Filming on the sequels took such a long time because of the technological advancements required to tell the story and the logistical challenges of filming Avatar 2, 3 and 4 at the same time.
Following the latest shuffle of Warner Bros release dates, Avatar 2 will now be going up against Shazam! Fury of the Gods at the box office, with the director of the DC Comics sequel recently acknowledging his tough competition.
“Poor James Cameron must be shaking in his boots right now,” tweeted David F Sandberg in March 2022. Here’s hoping there’s enough room at the multiplex for both films to find an audience.
Once the first Avatar sequel is finally released, fans won’t have so long to wait for further adventures on Pandora, as Avatar 3 is slated for just two years later on 20th December 2024.
There will be another two years before the following entry, as Avatar 4 is currently due to arrive on 18th December 2026, while the fifth movie will launch on 22nd December 2028.

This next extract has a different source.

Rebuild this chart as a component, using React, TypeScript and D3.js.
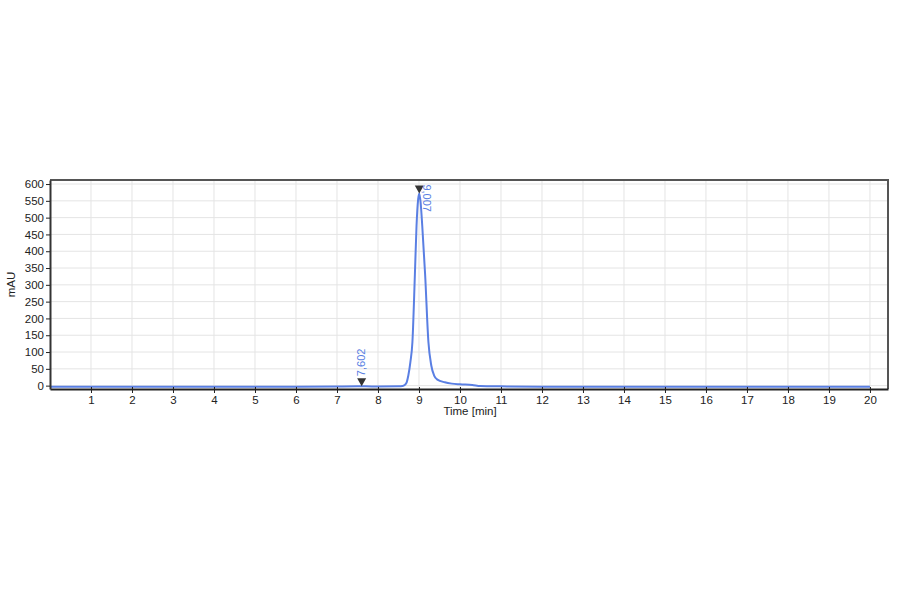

Of course, take this ambitious plan with a grain of salt; Avatar 2 was initially scheduled for release in 2014, so that gives you an idea of just how unreliable these official dates have been up until now.
However, it does bode well that much of the principal photography for the first trilogy is now complete, with Cameron offering an update to Dune director Denis Villeneuve as part of Variety’s Directors on Directors series.
“[Avatar] 2 is kind of fully in the can, we have a working cut that we’re filling in the visual effects and I feel pretty confident with that film,” he said.
“[Avatar] 3 is still a bit shadowy, it’s way too long and I haven’t really turned my energy into a disciplined cutting process on that yet, but I know I’ve got it. I know I’ve got the performances and that’s the important thing.”
He added: “I’ve done all the capture and I’ve done most of the live-action shooting. I still have a little bit on some of the adult characters because we were more concerned with the kids ageing out [of their roles].”